"What's the cloud?" "Where is the cloud?" "Are we in the cloud now?!" These are all questions you've probably heard (and not just from Amy Poehler in Best Buy's Super Bowl ad) or even asked yourself. The term "cloud computing" is everywhere.
In the simplest terms, cloud computing means storing and accessing data and programs over the Internet instead of your computer's hard drive. The cloud is just a metaphor for the Internet. It goes back to the days of flowcharts and presentations that would represent the gigantic server-farm infrastructure of the Internet as nothing but a puffy, white cumulonimbus cloud, accepting connections and doling out information as it floats.
Cloud computing is the delivery of computing as a service rather than a product, whereby shared resources, software, and information are provided to computers and other devices as a utility (like the electricity grid) over a network (typically the Internet). Clouds can be classified as public, private or hybrid.
Cloud computing relies on sharing of resources to achieve coherence and economies of scale, similar to a utility (like the electricity grid) over a network. At the foundation of cloud computing is the broader concept of converged infrastructure and shared services.
Cloud computing, or in simpler shorthand just "the cloud", also focuses on maximizing the effectiveness of the shared resources. Cloud resources are usually not only shared by multiple users but are also dynamically reallocated per demand. This can work for allocating resources to users. For example, a cloud computer facility that serves European users during European business hours with a specific application (e.g., email) may reallocate the same resources to serve North American users during North America's business hours with a different application (e.g., a web server). This approach should maximize the use of computing power thus reducing environmental damage as well since less power, air conditioning, rackspace, etc. are required for a variety of functions. With cloud computing, multiple users can access a single server to retrieve and update their data without purchasing licenses for different applications.

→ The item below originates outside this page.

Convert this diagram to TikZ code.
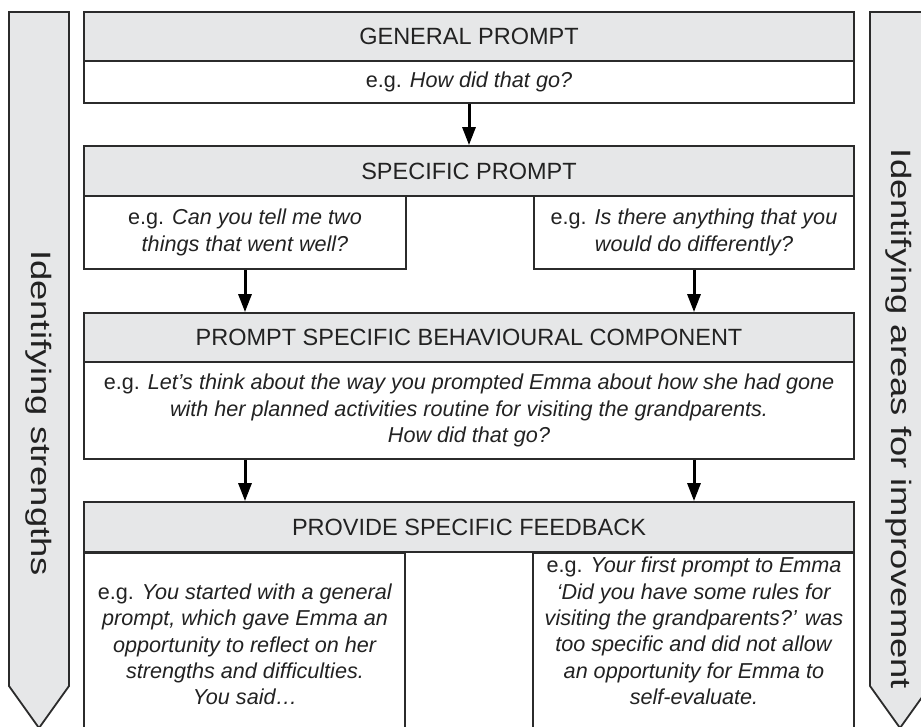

What cloud computing is not about is your hard drive. When you store data on--or run programs from the hard drive, that's called local storage and computing. Everything you need is physically close to you, which means accessing your data is fast and easy (for that one computer, or others on the local network). Working off your hard drive is how the computer industry functioned for decades and some argue it's still superior to cloud computing, for reasons I'll explain shortly.
The cloud is also not about having a dedicated hardware server in residence. Storing data on a home or office network does not count as utilizing the cloud.
For it to be considered "cloud computing," you need to access your data or your programs over the Internet, or at the very least, have that data synchronized with other information over the Net. In a big business, you may know all there is to know about what's on the other side of the connection; as an individual user, you may never have any idea what kind of massive data-processing is happening on the other end. The end result is the same: with an online connection, cloud computing can be done anywhere, anytime.